Yes, Ubuntu has become the poster child for Linux these days, and no wonder--it's the most popular distro by far, garnering more than 2,200 hits per day on the Distrowatch site alone, compared with some 1,400 for Fedora, the No. 2 contender.

Ubuntu is actually a relatively late arrival on the Linux scene, having been announced in just 2004, but it's more than made up for that shorter history. Founded by South African millionaire Mark Shuttleworth, Canonical--the company behind Ubuntu--for many years shipped Ubuntu CDs to interested users for free, thus speeding its market penetration.


2. Fedora

Fedora is the free version of Red Hat, whose RHEL (Red Hat Enterprise Linux) has been a commercial product since 2003. Because of that close connection, Fedora is particularly strong on enterprise features, and it often offers them before RHEL does.

rest here


We see that Katherine Noyes wrote this piece and we are not surprised with the emphasis on Ubuntu are we?

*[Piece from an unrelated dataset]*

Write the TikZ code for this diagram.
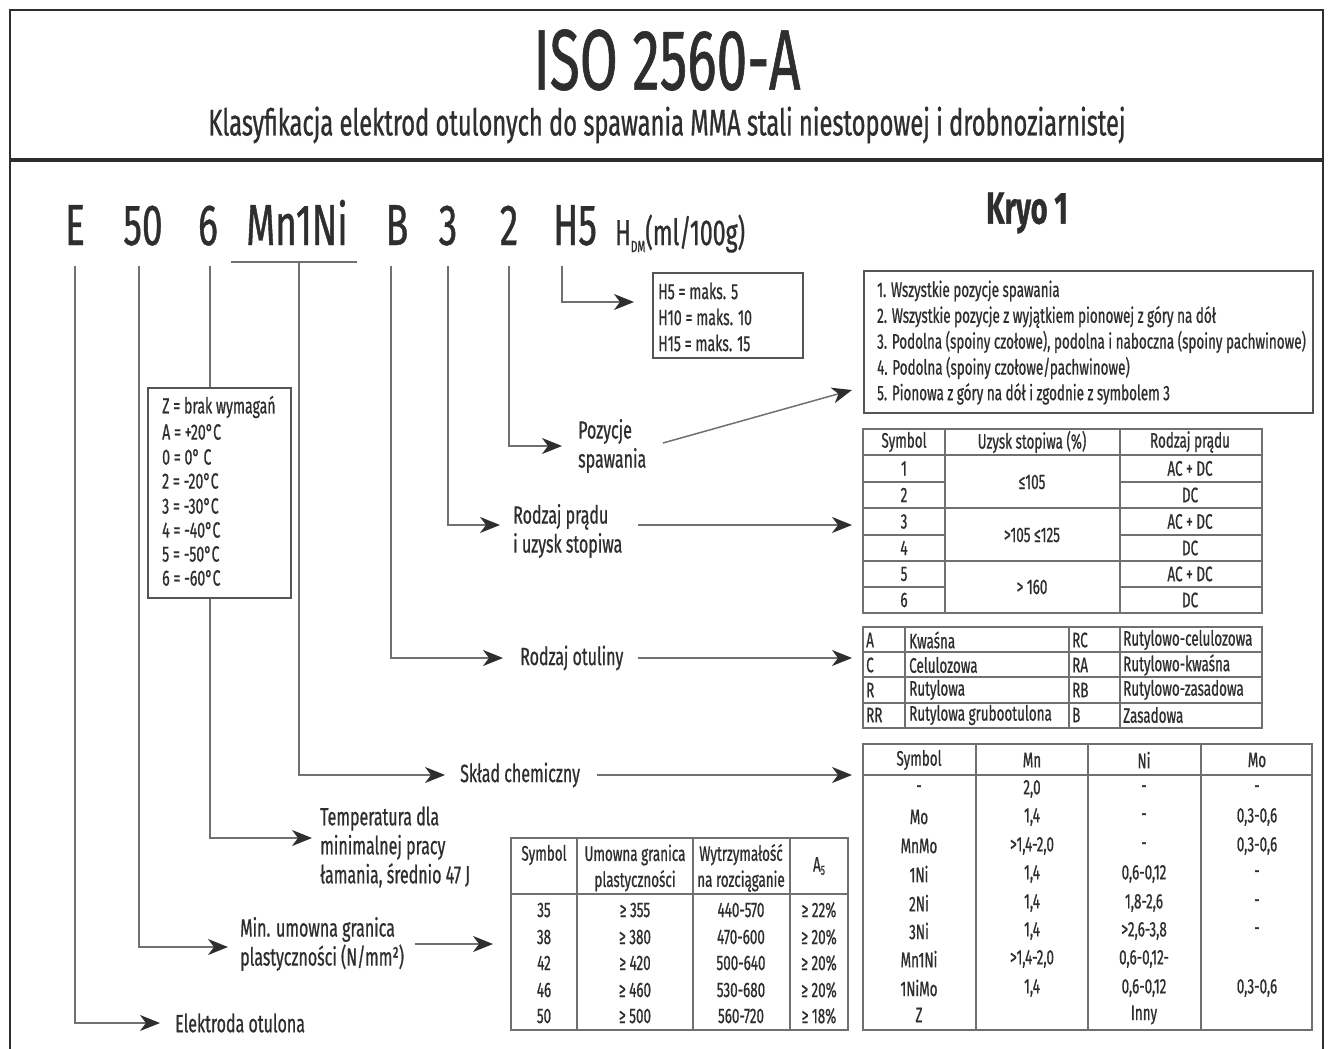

Let's see, fedora is the free versin of RHEL? No, not really Kat. RHEL uses fedora as it;s testing ground, but ships a much more stable version and presentation. If anything, CentOS would be the free version of RHEL.

And really, are we still focusing on describing didtros as being targeted for "beginners" or "advanced"? Most distros at this point are pretty easy for any level user to be productive with. Way To be divisive there Katherine.